Cold snap or is this the way winter manifests itself these days? Whatever it is, the UK loves to grind to a standstill the minute a flake of snow appears. Well really I mean London, coz hardened Northerners are quite used to getting a foot or two of snow without whinging about it on Radio 4!
I default to one pot cooking in weather like this. After a two mile trek in blizzarding slush to deposit Sam at school, a parcel at the post office and the dog around the park I needed to feel cosseted and comforted. Goulash, my friends, was the solution!
For this particular recipe you don’t even need to soften the onions or brown the meat, it’s literally a case of tossing the meat in seasoned flour and throwing the whole lot in a casserole dish in the oven. Bobs your proverbial.
It also fills your house with delicious aromas of gently cooking beef – a lovely welcome to everyone returning to the house.
The amount of paprika in this recipe gives the dish an extra warmth, but if your kids are sensitive to spice I’d probably scale it back by a tablespoon or so. The sour cream does soften its impact though.
The goulash went down very well with the boys, and as the snow pelted down outside we were rosy cheeked warming up from the inside as we noshed our stew. This is what winter is about!
Goulash – Serves 6
1kg lean diced casserole steak
3 tbsps plain flour
3 tbsps paprika
2 large onions, sliced
3 garlic cloves, crushed
2 tbsps tomato puree
150ml red wine vinegar
500ml beef stock
400g can chopped tomatoes
2 bay leaves
2 lemon peel strips
1 tbsp olive oil
15g butter
250g chestnut mushrooms, sliced
A good glug of soured cream
1. Pre-heat oven to 170’C. Combine the flour with 1 tbsp of the paprika in a bowl, season and then add the steak and toss to combine. Whack it in a large lidded casserole dish.
2. Add the onions, garlic, tomato puree, red wine vinegar, stock, tomatoes (swill out the tin/carton with a little water and add), bay leaves, lemon peel and remaining paprika. Mix thouroughly. Cover and cook for 3 hours 30 minutes.
3. Finally heat the oil and butter in a pan, sautee the mushrooms for 5 minutes and then add to the goulash.

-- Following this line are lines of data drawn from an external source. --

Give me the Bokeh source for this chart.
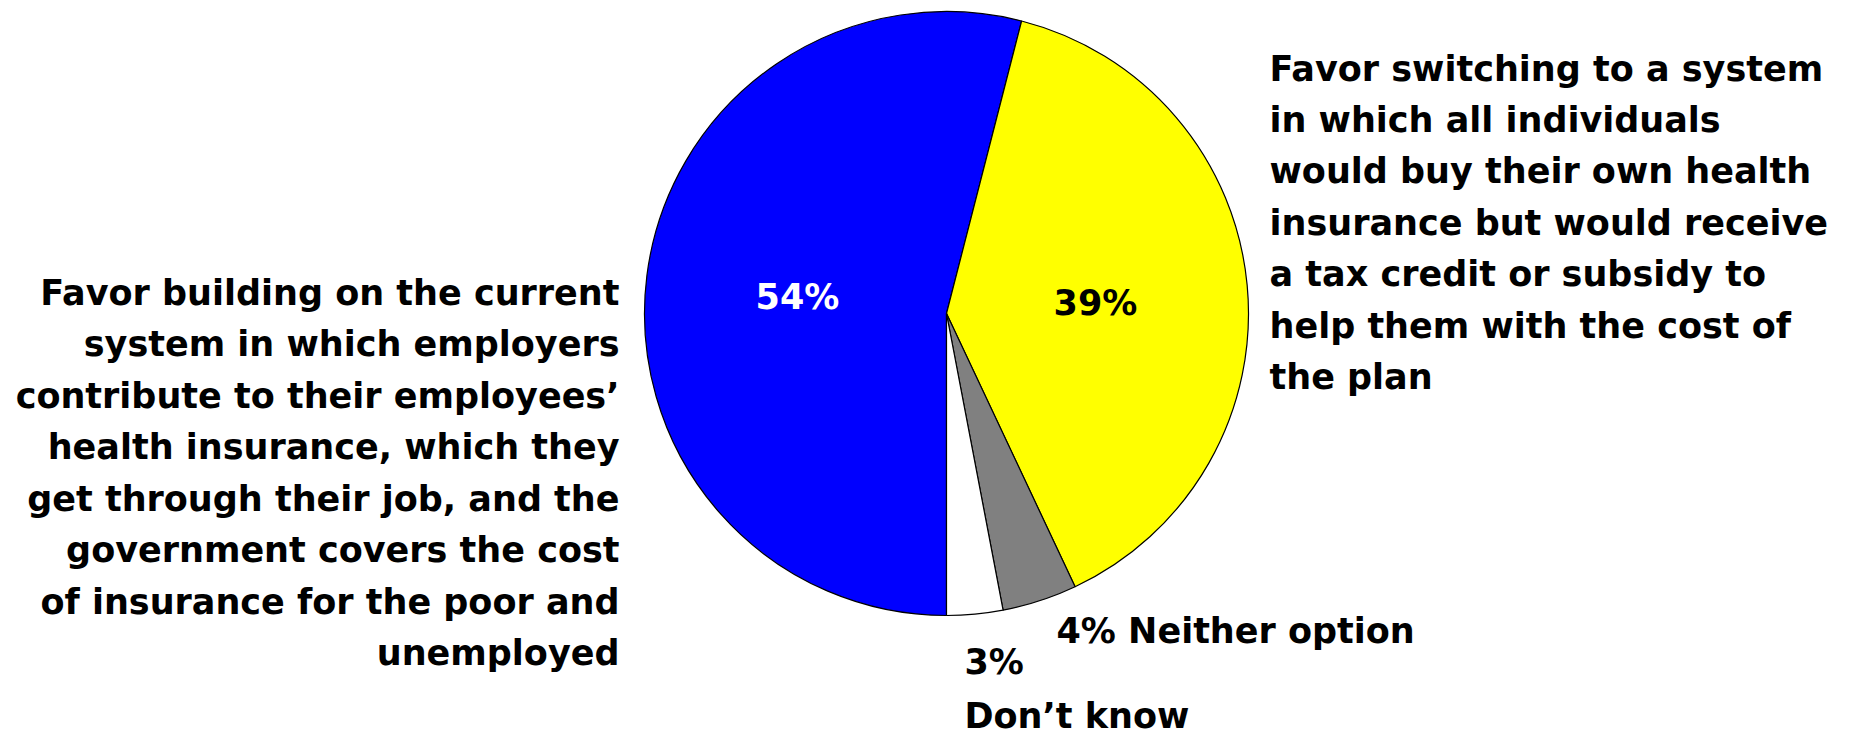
import math
from bokeh.plotting import figure
from bokeh.models import Range1d, ColumnDataSource
from bokeh.core.properties import value
from bokeh.embed import file_html
from bokeh.resources import INLINE

# ---- data ----
categories = ["Favor building on current system", "Favor switching to individual system",
              "Neither option", "Don't know"]
percents = [54, 39, 4, 3]
colors = ["#0000FF", "#FFFF00", "#808080", "#FFFFFF"]
slice_labels = ["54%", "39%"]
slice_label_colors = ["white", "black"]

left_lines = [
    "Favor building on the current",
    "system in which employers",
    "contribute to their employees\u2019",
    "health insurance, which they",
    "get through their job, and the",
    "government covers the cost",
    "of insurance for the poor and",
    "unemployed",
]
right_lines = [
    "Favor switching to a system",
    "in which all individuals",
    "would buy their own health",
    "insurance but would receive",
    "a tax credit or subsidy to",
    "help them with the cost of",
    "the plan",
]
neither_label = "4% Neither option"
dk_lines = ["3%", "Don\u2019t know"]

# ---- layout ----
W, H = 1860, 734
CX, CY, R = 946, 313, 302
START_CW = 180.0  # slices start at 6 o'clock, going clockwise
FONT = value("DejaVu Sans")
FS = "35px"

def Y(py):
    return H - py

p = figure(width=W, height=H, output_backend="svg", toolbar_location=None,
           x_range=Range1d(0, W), y_range=Range1d(0, H),
           x_axis_location=None, y_axis_location=None, min_border=0)
p.grid.visible = False
p.outline_line_color = None
p.background_fill_color = "white"
p.border_fill_color = "white"

# wedges
total = float(sum(percents))
starts, ends = [], []
cum = START_CW
for v in percents:
    a = cum
    b = cum + v / total * 360.0
    # clockwise-from-top angles -> bokeh anticlockwise-from-x
    starts.append(math.radians(90 - b))
    ends.append(math.radians(90 - a))
    cum = b
src = ColumnDataSource(dict(x=[CX] * len(percents), y=[Y(CY)] * len(percents),
                            s=starts, e=ends, c=colors, cat=categories))
p.wedge(x="x", y="y", radius=R, start_angle="s", end_angle="e",
        fill_color="c", line_color="black", line_width=1.2, source=src)

# in-slice labels
p.text(x=[797, 1095], y=[Y(296), Y(302)], text=slice_labels,
       text_color=slice_label_colors, text_font=FONT, text_font_style="bold",
       text_font_size=FS, text_align="center", text_baseline="alphabetic")

# left category text (right aligned)
LS = 51.5
p.text(x=[619] * len(left_lines), y=[Y(292 + i * LS) for i in range(len(left_lines))],
       text=left_lines, text_color="black", text_font=FONT, text_font_style="bold",
       text_font_size=FS, text_align="right", text_baseline="alphabetic")

# right category text (left aligned)
RS = 51.4
p.text(x=[1269] * len(right_lines), y=[Y(68 + i * RS) for i in range(len(right_lines))],
       text=right_lines, text_color="black", text_font=FONT, text_font_style="bold",
       text_font_size=FS, text_align="left", text_baseline="alphabetic")

# small slice labels
p.text(x=[1056], y=[Y(630)], text=[neither_label], text_color="black",
       text_font=FONT, text_font_style="bold", text_font_size=FS,
       text_align="left", text_baseline="alphabetic")
p.text(x=[964, 964], y=[Y(661), Y(715)], text=dk_lines, text_color="black",
       text_font=FONT, text_font_style="bold", text_font_size=FS,
       text_align="left", text_baseline="alphabetic")

open("out.html", "w").write(file_html(p, INLINE))
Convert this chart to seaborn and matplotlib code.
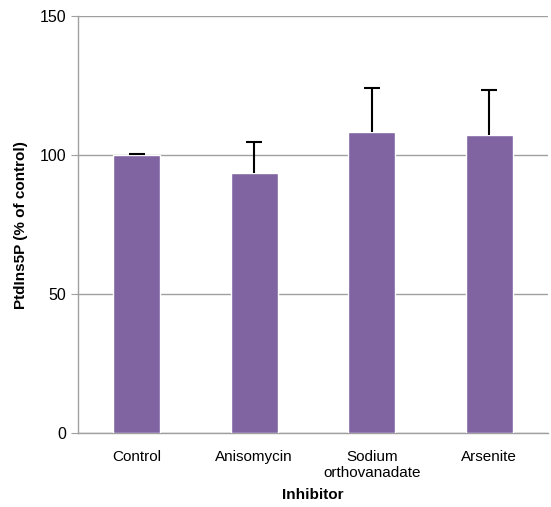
import matplotlib
matplotlib.use("Agg")
import matplotlib.pyplot as plt
import seaborn as sns
import pandas as pd

categories = ["Control", "Anisomycin", "Sodium\northovanadate", "Arsenite"]
values = [100.0, 93.5, 108.5, 107.2]
errors = [0.3, 11.2, 15.6, 16.4]

sns.set_style("white")
plt.rcParams['font.family'] = ['Liberation Sans', 'DejaVu Sans']
plt.rcParams['text.color'] = 'black'
plt.rcParams['axes.labelcolor'] = 'black'
plt.rcParams['xtick.color'] = 'black'
plt.rcParams['ytick.color'] = 'black'

df = pd.DataFrame({"Inhibitor": categories, "Value": values})

fig = plt.figure(figsize=(5.51, 5.07), dpi=100)
ax = fig.add_axes([0.1416, 0.146, 0.853, 0.822])

sns.barplot(data=df, x="Inhibitor", y="Value", color="#8064A2", saturation=1,
            width=0.4, errorbar=None, ax=ax, zorder=3)
eb = ax.errorbar(x=list(range(len(categories))), y=values,
                 yerr=[[0] * len(errors), errors], fmt="none", ecolor="black",
                 elinewidth=1.5, capsize=6, capthick=1.5, zorder=4)
# hide lower caps (only upward error bars)
eb[1][0].set_visible(False)

ax.set_ylim(0, 150)
ax.set_yticks([0, 50, 100, 150])
ax.set_xlim(-0.5, 3.5)
ax.yaxis.grid(True, color="#A0A0A0", linewidth=1.0, zorder=0)
ax.set_axisbelow(True)

for s in ["top", "right"]:
    ax.spines[s].set_visible(False)
for s in ["left", "bottom"]:
    ax.spines[s].set_color("#A0A0A0")
    ax.spines[s].set_linewidth(1.0)

ax.set_xticks([-0.5, 0.5, 1.5, 2.5, 3.5], minor=True)
ax.tick_params(axis="x", which="major", length=0, labelsize=11, pad=12)
ax.tick_params(axis="x", which="minor", length=5, color="#A0A0A0", direction="out")
ax.tick_params(axis="y", which="major", length=5, color="#A0A0A0", labelcolor="black",
               direction="out", labelsize=11.5, left=True)

ax.set_xlabel("Inhibitor", fontweight="bold", fontsize=11, labelpad=6)
ax.set_ylabel("PtdIns5P (% of control)", fontweight="bold", fontsize=11, labelpad=8)

fig.savefig("out.png", dpi=100)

Serve with a generous drizzle of soured cream with rice, jacket spuds or fluffy mash!
It’s one of those meals that seems to get even tastier after a night in the fridge, so you could even make it a day in advance and then heat it back up again. Matthew took a portion of leftovers to work the next day and said it was absolutely delicious and a real tonic after a morning on the drill yard!